One day, while watching his latest girlfriend (Julie Delpy) leave him, perpetual bachelor Don Johnston (Bill Murray) finds an anonymous pink letter in his mail explaining that he fathered a son 20 years ago, and the kid is coming to look for him. After handing the letter over to his detective-novel-loving best friend, Winston (Jeffrey Wright), Don is ready to ignore the situation and wallow in his loneliness. However, with Winston's carefully planned itinerary, mix CDs, and insistence, Don crosses the country looking up old girlfriends (including Sharon Stone, Frances Conroy, Jessica Lange, and Tilda Swinton) -- some hostile, some not -- to look for the letter's author.
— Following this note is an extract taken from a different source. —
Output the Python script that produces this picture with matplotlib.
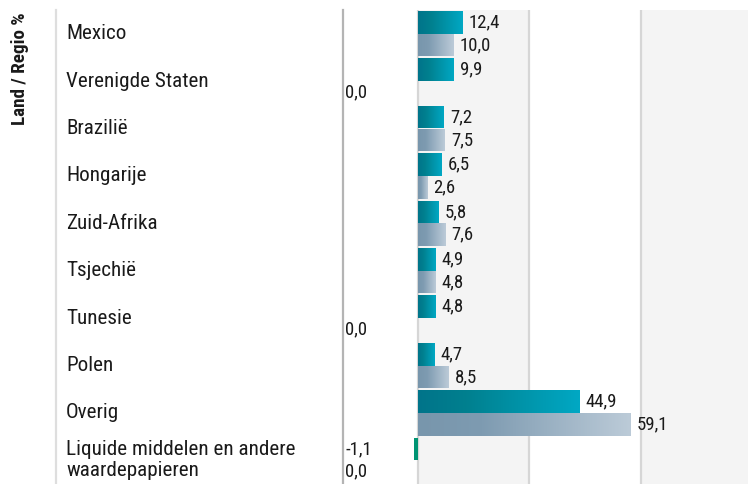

After taking an aesthetic spring break with his uneven aside of shorts, "Coffee and Cigarettes," Jim Jarmusch returns to feature-length filmmaking with his shrewd comedy "Broken Flowers" (IMDb listing). It's wonderful to see the idiosyncratic filmmaker back in the saddle again.
Written with Bill Murray in mind, Jarmusch uses the actor sparingly but effectively in this odd meditation on personal inventory. This is Murray's third mopey-bastard role in a row, completing a trilogy of brilliant performances that have showcased this comedy icon in ways no one dared attempt before. "Flowers" doesn't quite beg the emotions that "Lost in Translation" or "The Life Aquatic" did. Instead, Jarmusch wants Murray's Don to be a silent witness to his misspent life, almost unable to fundamentally communicate due to shock and guilt. Murray is typically miraculous here, quiet yet delicately expressive, and surrounded by an impressive collection of leading ladies to play off of. Jarmusch may not ask the world of Murray performance-wise, but his minimal use of the actor is terrific.
The rest of "Flowers" rises up to Murray's performance level, but in traditional Jarmusch laid-back ways. While the plot features a reservoir of dramatic urgency, "Flowers" never succumbs to hysteria. It trucks along evenly, maintaining a hipster cool speed, with stops for big laughs on Don's journey. One highlight features Don encountering the sexually charged teen daughter (named, of course, Lolita) of one of his past lovers. I also greatly enjoyed the character of Winston, and his enthusiasm for Don's mysterious journey, which Don doesn't share. Wonderfully played by character actor Wright, the performance adds just the right flavor of light, restrained comedy "Flowers" needs at the opening to set the mood of the film.
"Broken Flowers" is a nice return to form for Jarmusch. His quirky, casual style enlivens the material agreeably, and often hilariously, making for one of his best films to date.